Tuning the selectivity of ionic liquid stationary phases for enhanced separation of nonpolar analytes in kerosene using multidimensional gas chromatography.

In this study, a series of ionic liquids (ILs) are evaluated as stationary phases in comprehensive two-dimensional gas chromatography (GC × GC) for the separation of aliphatic hydrocarbons from kerosene. IL-based stationary phases were carefully designed to evaluate the role of cavity formation/dispersive interaction on the chromatographic retention of nonpolar analytes by GC × GC. The maximum allowable operating temperature (MAOT) of the IL-based columns was compared to that of commercial IL-based columns.
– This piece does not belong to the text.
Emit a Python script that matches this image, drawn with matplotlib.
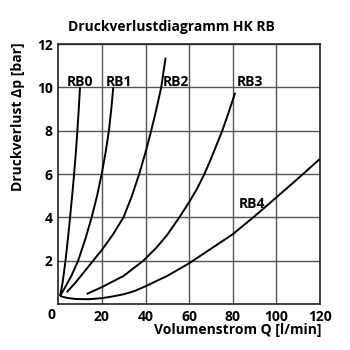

Evaluation of the solvation characteristics of GC columns guided the selection of the best performing IL-based stationary phases for the resolution of aliphatic hydrocarbons, namely, trihexyl(tetradecyl)phosphonium tetrachloroferrate ([P66614][FeCl4]) and trihexyl(tetradecyl)phosphonium tris(pentafluoroethyl)trifluorophosphate ([P66614][FAP]) ILs. The best performing [P66614][FeCl4] IL-based column exhibited a MAOT of 320 °C, higher than the commercial SUPELCOWAX 10 (MAOT of 280 °C) and commercial IL-based columns (MAOT up to 300 °C). The structurally tuned [P66614][FeCl4] IL stationary phase exhibited improved separation of aliphatic hydrocarbons by GC × GC compared to the commercial columns examined (e.g., OV-1701, SUPELCOWAX 10, SLB-IL60, SLB-IL100, and SLB-IL111).